Sibley Elementary offers a rigorous curriculum focused on ensuring attention to both the academic and social development of our students.
Responsive Classroom Principles
The Seven Principles of The Responsive Classroom | Adapted from Time to Teach, Time to Learn by Chip Wood
1. The social curriculum is as important as the academic curriculum. The balanced integration of the two is essential to social and academic growth. This requires teachers who are skilled and knowledgeable and who are given support for their attention to the complementary sides of learning.
2. How children learn is as important as what they learn. The key is in the balance between content and process. Knowledge cannot be attained if the instructional process is too laissez-faire or too constrictive. Teacher-directed learning and student-initiated learning are both important.

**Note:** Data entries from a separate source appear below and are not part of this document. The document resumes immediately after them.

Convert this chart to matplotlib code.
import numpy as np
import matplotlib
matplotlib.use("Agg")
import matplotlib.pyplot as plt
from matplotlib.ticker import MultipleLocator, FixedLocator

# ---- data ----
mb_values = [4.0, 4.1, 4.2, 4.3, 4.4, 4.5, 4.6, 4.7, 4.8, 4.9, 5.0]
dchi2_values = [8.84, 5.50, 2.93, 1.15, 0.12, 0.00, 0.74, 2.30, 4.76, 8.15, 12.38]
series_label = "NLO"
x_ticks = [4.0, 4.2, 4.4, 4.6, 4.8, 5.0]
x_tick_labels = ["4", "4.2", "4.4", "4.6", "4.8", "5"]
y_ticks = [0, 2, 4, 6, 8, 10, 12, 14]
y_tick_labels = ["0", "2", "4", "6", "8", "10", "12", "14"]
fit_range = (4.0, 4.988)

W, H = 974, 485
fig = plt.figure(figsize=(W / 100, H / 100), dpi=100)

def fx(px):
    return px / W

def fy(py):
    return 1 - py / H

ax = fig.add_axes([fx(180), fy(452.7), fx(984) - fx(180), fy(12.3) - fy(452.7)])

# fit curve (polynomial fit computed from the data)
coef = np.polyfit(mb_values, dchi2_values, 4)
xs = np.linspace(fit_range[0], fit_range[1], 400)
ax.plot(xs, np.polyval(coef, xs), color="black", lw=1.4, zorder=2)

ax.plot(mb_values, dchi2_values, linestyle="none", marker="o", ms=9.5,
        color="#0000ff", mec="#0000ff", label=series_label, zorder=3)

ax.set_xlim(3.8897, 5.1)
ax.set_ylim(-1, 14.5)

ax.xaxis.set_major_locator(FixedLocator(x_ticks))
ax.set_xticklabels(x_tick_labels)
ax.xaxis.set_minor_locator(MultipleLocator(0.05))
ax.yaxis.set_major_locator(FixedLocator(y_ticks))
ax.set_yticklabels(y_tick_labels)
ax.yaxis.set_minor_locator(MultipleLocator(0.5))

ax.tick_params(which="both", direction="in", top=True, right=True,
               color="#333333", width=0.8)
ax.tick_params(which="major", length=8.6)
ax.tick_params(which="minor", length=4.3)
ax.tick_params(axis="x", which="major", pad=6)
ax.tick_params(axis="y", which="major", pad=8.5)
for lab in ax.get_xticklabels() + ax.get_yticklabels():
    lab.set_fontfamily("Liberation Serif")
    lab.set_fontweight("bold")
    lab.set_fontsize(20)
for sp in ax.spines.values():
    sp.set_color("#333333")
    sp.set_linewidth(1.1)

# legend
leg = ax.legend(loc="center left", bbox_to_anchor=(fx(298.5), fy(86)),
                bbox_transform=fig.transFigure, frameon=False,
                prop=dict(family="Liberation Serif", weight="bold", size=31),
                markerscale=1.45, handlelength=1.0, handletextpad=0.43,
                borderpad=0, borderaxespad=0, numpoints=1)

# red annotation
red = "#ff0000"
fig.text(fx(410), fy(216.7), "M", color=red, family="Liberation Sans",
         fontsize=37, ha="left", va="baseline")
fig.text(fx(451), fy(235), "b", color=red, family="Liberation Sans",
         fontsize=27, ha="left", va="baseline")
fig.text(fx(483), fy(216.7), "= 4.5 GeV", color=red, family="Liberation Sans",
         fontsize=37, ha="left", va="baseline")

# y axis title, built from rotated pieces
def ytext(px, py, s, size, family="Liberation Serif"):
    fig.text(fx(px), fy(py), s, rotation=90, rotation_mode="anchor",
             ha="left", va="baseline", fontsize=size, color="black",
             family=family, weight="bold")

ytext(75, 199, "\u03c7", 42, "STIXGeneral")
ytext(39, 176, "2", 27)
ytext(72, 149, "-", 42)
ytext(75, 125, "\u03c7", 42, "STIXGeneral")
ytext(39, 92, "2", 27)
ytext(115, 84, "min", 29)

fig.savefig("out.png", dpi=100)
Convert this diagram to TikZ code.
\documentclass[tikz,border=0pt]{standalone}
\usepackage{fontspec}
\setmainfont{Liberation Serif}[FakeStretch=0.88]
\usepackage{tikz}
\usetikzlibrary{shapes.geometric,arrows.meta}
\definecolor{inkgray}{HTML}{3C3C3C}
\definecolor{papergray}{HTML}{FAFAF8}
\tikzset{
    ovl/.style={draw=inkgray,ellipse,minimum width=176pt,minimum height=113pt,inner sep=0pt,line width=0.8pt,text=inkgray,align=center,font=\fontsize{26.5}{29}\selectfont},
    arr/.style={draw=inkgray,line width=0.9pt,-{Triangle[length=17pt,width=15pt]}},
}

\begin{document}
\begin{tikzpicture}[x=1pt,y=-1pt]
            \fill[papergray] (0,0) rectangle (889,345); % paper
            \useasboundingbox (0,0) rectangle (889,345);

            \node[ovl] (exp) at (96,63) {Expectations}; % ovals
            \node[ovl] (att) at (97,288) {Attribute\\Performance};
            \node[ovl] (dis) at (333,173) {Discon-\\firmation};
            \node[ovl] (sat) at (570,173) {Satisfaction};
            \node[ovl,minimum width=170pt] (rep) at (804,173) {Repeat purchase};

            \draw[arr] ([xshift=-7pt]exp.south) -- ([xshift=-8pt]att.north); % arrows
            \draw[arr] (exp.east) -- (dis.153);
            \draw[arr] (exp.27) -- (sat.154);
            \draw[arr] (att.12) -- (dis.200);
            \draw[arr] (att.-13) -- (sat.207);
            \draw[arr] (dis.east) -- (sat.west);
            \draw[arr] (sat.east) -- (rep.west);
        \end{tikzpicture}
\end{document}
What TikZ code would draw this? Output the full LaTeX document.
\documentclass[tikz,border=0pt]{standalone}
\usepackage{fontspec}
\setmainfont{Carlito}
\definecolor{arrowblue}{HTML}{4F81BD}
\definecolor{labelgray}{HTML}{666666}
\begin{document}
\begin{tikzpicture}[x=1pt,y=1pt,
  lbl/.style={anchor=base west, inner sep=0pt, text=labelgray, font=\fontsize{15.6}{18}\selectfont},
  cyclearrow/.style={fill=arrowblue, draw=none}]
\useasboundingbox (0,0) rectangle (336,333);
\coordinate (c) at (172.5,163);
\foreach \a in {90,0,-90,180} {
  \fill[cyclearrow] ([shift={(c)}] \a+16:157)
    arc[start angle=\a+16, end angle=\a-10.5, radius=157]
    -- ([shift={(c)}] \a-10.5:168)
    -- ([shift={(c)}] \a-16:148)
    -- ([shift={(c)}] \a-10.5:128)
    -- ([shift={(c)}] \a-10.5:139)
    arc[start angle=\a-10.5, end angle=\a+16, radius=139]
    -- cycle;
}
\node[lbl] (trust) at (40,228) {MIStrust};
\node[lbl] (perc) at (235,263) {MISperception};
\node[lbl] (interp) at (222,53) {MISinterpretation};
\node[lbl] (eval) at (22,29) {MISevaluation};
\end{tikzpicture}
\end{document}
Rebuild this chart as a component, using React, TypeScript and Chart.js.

3. The greatest cognitive growth occurs through social interaction. Social interaction does not provide the only cognitive growth because children are learning when they are reading a book, taking a test or completing a worksheet on their own. However, children are learning the most when they are engaged with each other. It is important, therefore, to know just what they are doing and talking about in order to facilitate cooperative learning most productively.
4. There is a specific set of social skills that children need to learn and practice in order to be successful academically and socially. They can be remembered by the simple acronym C.A.R.E.S. These skills are cooperation, assertion, responsibility, empathy and self-control.
5. Knowing the children we teach is as important as knowing the content we teach. The better we know the children individually, culturally and developmentally, the more they will learn. The scientific and academic discipline of the teaching profession is child development.
6. Knowing the families of the children we teach is as important as the children we teach. Family involvement is essential to children’s education. I dream that every parent could share their hopes and dreams for their children at the beginning of the year.
7. How the grown-ups at school work together is as important as our individual competence. How we are with each other is as important as how we are with the children. Meaningful and lasting change for the better in our schools requires good working relationships. Children are always watching.